Did your management team put in a superhuman effort connecting with employees when the Covid crisis first struck? If you answered in the affirmative, you’re far from alone.
In March 2020, tens of thousands of Australian organisations were racing to enact contingency and continuity plans in response to government lockdowns and supply chain disruption. With fear, uncertainty, and doubt peaking, keeping the troops relaxed, comfortable and in the loop was a priority for business leaders.
Typically, that surge in engagement continued through the early days and months of the pandemic. With employees out of the office – more than 4.3 million of us were working from home during April and May 2020, according to Roy Morgan research – frequent check-ins and constant communication became the norm for many. Remote working also had a decidedly ‘humanising’ effect, with online meetings providing an unprecedented window into managers and workers’ home lives.
The great disconnect
But, in many organisations, the love-in hasn’t lasted. Instead, Achievers research suggests that communication and engagement between leaders and their teams have dwindled during the past six to 12 months. Employees have clocked that change, and it’s causing them angst.

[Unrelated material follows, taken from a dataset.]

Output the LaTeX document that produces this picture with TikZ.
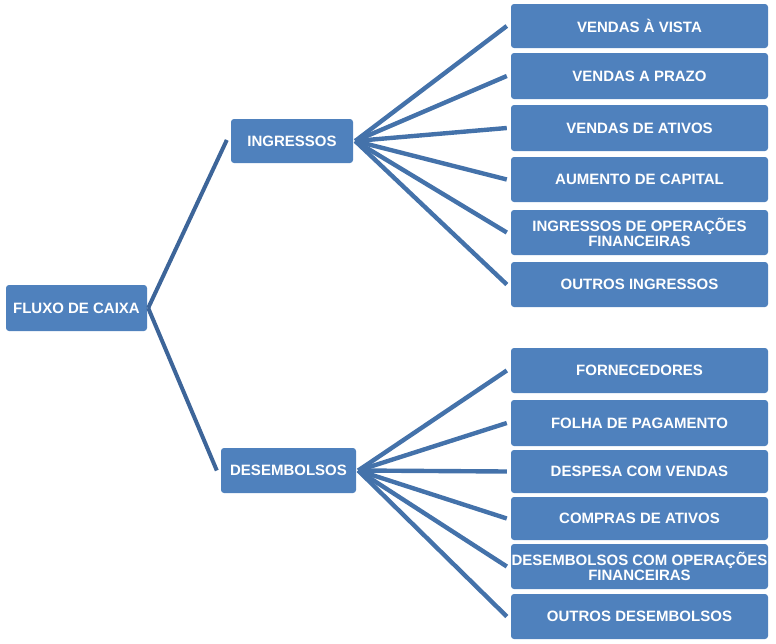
\documentclass[tikz,border=0pt]{standalone}
\usepackage{fontspec}
\setmainfont{Liberation Sans}
\begin{document}
\begin{tikzpicture}[x=1pt,y=-1pt,
  box/.style={fill=boxblue, rounded corners=3pt, text=white, font=\fontsize{15}{15.5}\selectfont\bfseries, align=center, inner sep=0pt, minimum width=#1},
  conn/.style={draw=lineblue, line width=4.4pt},
  connl/.style={draw=linedark, line width=4pt}]
\definecolor{boxblue}{HTML}{4F81BD}
\definecolor{lineblue}{HTML}{4472AA}
\definecolor{linedark}{HTML}{3D6599}
\useasboundingbox (0,0) rectangle (776,643);
\node[box=141pt, minimum height=46pt] (fc) at (76.5,308) {FLUXO DE CAIXA};
\node[box=122pt, minimum height=44pt] (ing) at (292,141) {INGRESSOS};
\node[box=135pt, minimum height=45pt] (des) at (288.5,470.5) {DESEMBOLSOS};
\node[box=257pt, minimum height=44pt] (i1) at (639.5,26) {VENDAS À VISTA};
\node[box=257pt, minimum height=46pt] (i2) at (639.5,76) {VENDAS A PRAZO};
\node[box=257pt, minimum height=46pt] (i3) at (639.5,128) {VENDAS DE ATIVOS};
\node[box=257pt, minimum height=45pt] (i4) at (639.5,179.5) {AUMENTO DE CAPITAL};
\node[box=257pt, minimum height=45pt] (i5) at (639.5,232.5) {INGRESSOS DE OPERAÇÕES\\FINANCEIRAS};
\node[box=257pt, minimum height=45pt] (i6) at (639.5,284.5) {OUTROS INGRESSOS};
\node[box=257pt, minimum height=45pt] (d1) at (639.5,370.5) {FORNECEDORES};
\node[box=257pt, minimum height=46pt] (d2) at (639.5,423) {FOLHA DE PAGAMENTO};
\node[box=257pt, minimum height=43pt] (d3) at (639.5,471.5) {DESPESA COM VENDAS};
\node[box=257pt, minimum height=43pt] (d4) at (639.5,518.5) {COMPRAS DE ATIVOS};
\node[box=257pt, minimum height=45pt] (d5) at (639.5,566.5) {DESEMBOLSOS COM OPERAÇÕES\\FINANCEIRAS};
\node[box=257pt, minimum height=45pt] (d6) at (639.5,616.5) {OUTROS DESEMBOLSOS};
\draw[connl] ([xshift=1pt]fc.east) -- ([xshift=-4pt,yshift=1pt]ing.west);
\draw[connl] ([xshift=1pt]fc.east) -- ([xshift=-4pt]des.west);
\foreach \c in {i1,i2,i3,i4,i5,i6}
  \draw[conn] ([xshift=2pt]ing.east) -- ([xshift=-4pt]\c.west);
\foreach \c in {d1,d2,d3,d4,d5,d6}
  \draw[conn] ([xshift=2pt]des.east) -- ([xshift=-4pt]\c.west);
\end{tikzpicture}
\end{document}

Some employees worry that the work they do and the contribution they make have been sliding by unseen. In response, they’ve been doubling down on their efforts, starting earlier, skipping lunch and binge working in the hope of countering negative perceptions and upping their ratings at their next performance review.
Others are biding their time and will vote with their feet, joining the much-anticipated Great Resignation as soon as an attractive opportunity arises if things don’t take a turn for the better soon.
Preventing cultural decline
That’s a problem for employers and one that’s broader and deeper than mere individual unhappiness or discontent, undesirable though they may be. If employees don’t feel a sense of connection and belonging, then company culture suffers. That, in turn, has a big impact on morale, productivity and employee attrition in the long term.
It can also have a material effect on an organisation’s ability to secure the talent it needs to grow and prosper. We live in the age of transparency, with individuals able to review employers anonymously on sites like Glassdoor and Indeed for the benefit of others looking to make career decisions.
Chalk up too many black marks for paying badly, offering poor work-life balance, or having an uninspiring office and workplace culture and all too soon you may have trouble attracting tier-one candidates to your team.
The power of recognition
Strengthening the bonds between managers and their direct reports can stave off a decline in mood and morale and ensure your workforce remains enthusiastic and engaged as Australian society and the economy move into the post-pandemic phase.
Acknowledging and celebrating your employees – regularly, not once in a blue moon – can help you to do so. According to Achievers research, a whopping 69 per cent of workers say more frequent recognition would improve their relationship with their manager.
The trouble is, if it’s left to individual leaders, recognition can be a hit and miss affair, not the ongoing, impactful exercise it needs to be. That’s where digital tools which formalise and streamline the process can play a valuable part. An employee engagement and success platform can allow an organisation to craft and administer tailored recognition programs which resonate with workers and reinforce that all-important connection between leader and team.
Striving for success
A willing workforce is a powerful asset, one that can’t be bought but can be built. Fostering stronger relationships between managers and their direct reports will enable you to amass and sustain a team of enthusiastic, highly engaged contributors whose dedication and commitment will help your organisation succeed in 2022 and beyond.